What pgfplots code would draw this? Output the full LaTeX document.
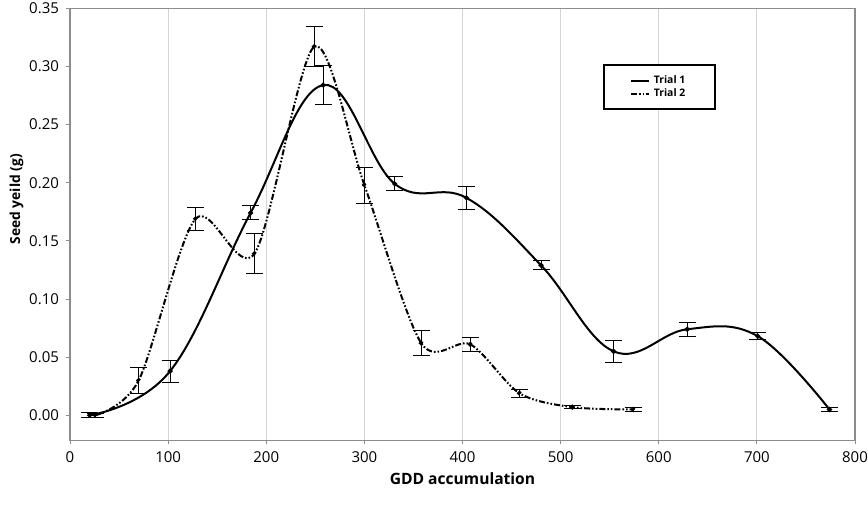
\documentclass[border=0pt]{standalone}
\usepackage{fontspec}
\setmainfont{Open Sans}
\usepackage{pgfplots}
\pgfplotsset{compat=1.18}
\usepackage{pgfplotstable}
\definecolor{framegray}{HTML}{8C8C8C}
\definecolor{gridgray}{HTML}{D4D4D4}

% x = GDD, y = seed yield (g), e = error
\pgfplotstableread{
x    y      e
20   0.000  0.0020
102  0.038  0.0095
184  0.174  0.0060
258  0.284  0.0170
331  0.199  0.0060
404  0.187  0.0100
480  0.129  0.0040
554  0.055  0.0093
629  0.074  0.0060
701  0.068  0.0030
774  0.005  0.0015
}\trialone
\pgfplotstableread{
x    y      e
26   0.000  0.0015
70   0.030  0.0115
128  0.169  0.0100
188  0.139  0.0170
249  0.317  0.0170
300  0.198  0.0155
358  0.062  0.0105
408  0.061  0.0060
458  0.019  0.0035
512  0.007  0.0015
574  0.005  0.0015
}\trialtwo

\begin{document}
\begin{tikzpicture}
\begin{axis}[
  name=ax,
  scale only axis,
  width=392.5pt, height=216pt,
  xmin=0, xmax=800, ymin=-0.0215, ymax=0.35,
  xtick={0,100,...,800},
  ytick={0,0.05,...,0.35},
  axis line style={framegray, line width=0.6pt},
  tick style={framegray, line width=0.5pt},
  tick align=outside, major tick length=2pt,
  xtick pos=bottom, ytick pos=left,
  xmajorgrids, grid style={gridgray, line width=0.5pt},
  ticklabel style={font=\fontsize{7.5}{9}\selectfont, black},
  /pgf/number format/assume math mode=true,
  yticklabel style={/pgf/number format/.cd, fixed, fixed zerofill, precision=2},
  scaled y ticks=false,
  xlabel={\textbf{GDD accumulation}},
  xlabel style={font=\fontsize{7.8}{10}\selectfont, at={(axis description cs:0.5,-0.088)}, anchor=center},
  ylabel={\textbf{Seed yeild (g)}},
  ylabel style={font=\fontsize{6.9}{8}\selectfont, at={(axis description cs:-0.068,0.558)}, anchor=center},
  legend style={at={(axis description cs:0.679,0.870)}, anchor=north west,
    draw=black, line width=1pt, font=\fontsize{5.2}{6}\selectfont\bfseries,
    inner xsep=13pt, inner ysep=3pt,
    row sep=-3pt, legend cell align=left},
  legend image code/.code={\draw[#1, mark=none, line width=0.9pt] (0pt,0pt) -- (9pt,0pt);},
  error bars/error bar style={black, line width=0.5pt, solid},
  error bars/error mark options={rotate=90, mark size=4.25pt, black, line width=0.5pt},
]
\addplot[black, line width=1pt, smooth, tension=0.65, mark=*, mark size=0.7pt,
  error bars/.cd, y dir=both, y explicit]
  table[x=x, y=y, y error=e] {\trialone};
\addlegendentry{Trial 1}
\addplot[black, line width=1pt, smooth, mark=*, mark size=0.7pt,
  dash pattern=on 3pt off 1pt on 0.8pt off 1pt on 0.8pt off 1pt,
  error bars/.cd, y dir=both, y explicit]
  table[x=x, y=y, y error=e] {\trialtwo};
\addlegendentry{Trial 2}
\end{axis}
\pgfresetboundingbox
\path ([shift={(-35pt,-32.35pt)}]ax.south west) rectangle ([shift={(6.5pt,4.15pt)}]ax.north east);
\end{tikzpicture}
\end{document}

WHAT NEEDS TO BE DONE: Without the images, write out each line of the data verbatim.

THE RESULT:
What pgfplots code would draw this? Output the full LaTeX document.
\documentclass[border=0pt]{standalone}
\usepackage{fontspec}
\setmainfont{Open Sans}
\usepackage{pgfplots}
\pgfplotsset{compat=1.18}
\usepackage{pgfplotstable}
\definecolor{framegray}{HTML}{8C8C8C}
\definecolor{gridgray}{HTML}{D4D4D4}

% x = GDD, y = seed yield (g), e = error
\pgfplotstableread{
x    y      e
20   0.000  0.0020
102  0.038  0.0095
184  0.174  0.0060
258  0.284  0.0170
331  0.199  0.0060
404  0.187  0.0100
480  0.129  0.0040
554  0.055  0.0093
629  0.074  0.0060
701  0.068  0.0030
774  0.005  0.0015
}\trialone
\pgfplotstableread{
x    y      e
26   0.000  0.0015
70   0.030  0.0115
128  0.169  0.0100
188  0.139  0.0170
249  0.317  0.0170
300  0.198  0.0155
358  0.062  0.0105
408  0.061  0.0060
458  0.019  0.0035
512  0.007  0.0015
574  0.005  0.0015
}\trialtwo

\begin{document}
\begin{tikzpicture}
\begin{axis}[
  name=ax,
  scale only axis,
  width=392.5pt, height=216pt,
  xmin=0, xmax=800, ymin=-0.0215, ymax=0.35,
  xtick={0,100,...,800},
  ytick={0,0.05,...,0.35},
  axis line style={framegray, line width=0.6pt},
  tick style={framegray, line width=0.5pt},
  tick align=outside, major tick length=2pt,
  xtick pos=bottom, ytick pos=left,
  xmajorgrids, grid style={gridgray, line width=0.5pt},
  ticklabel style={font=\fontsize{7.5}{9}\selectfont, black},
  /pgf/number format/assume math mode=true,
  yticklabel style={/pgf/number format/.cd, fixed, fixed zerofill, precision=2},
  scaled y ticks=false,
  xlabel={\textbf{GDD accumulation}},
  xlabel style={font=\fontsize{7.8}{10}\selectfont, at={(axis description cs:0.5,-0.088)}, anchor=center},
  ylabel={\textbf{Seed yeild (g)}},
  ylabel style={font=\fontsize{6.9}{8}\selectfont, at={(axis description cs:-0.068,0.558)}, anchor=center},
  legend style={at={(axis description cs:0.679,0.870)}, anchor=north west,
    draw=black, line width=1pt, font=\fontsize{5.2}{6}\selectfont\bfseries,
    inner xsep=13pt, inner ysep=3pt,
    row sep=-3pt, legend cell align=left},
  legend image code/.code={\draw[#1, mark=none, line width=0.9pt] (0pt,0pt) -- (9pt,0pt);},
  error bars/error bar style={black, line width=0.5pt, solid},
  error bars/error mark options={rotate=90, mark size=4.25pt, black, line width=0.5pt},
]
\addplot[black, line width=1pt, smooth, tension=0.65, mark=*, mark size=0.7pt,
  error bars/.cd, y dir=both, y explicit]
  table[x=x, y=y, y error=e] {\trialone};
\addlegendentry{Trial 1}
\addplot[black, line width=1pt, smooth, mark=*, mark size=0.7pt,
  dash pattern=on 3pt off 1pt on 0.8pt off 1pt on 0.8pt off 1pt,
  error bars/.cd, y dir=both, y explicit]
  table[x=x, y=y, y error=e] {\trialtwo};
\addlegendentry{Trial 2}
\end{axis}
\pgfresetboundingbox
\path ([shift={(-35pt,-32.35pt)}]ax.south west) rectangle ([shift={(6.5pt,4.15pt)}]ax.north east);
\end{tikzpicture}
\end{document}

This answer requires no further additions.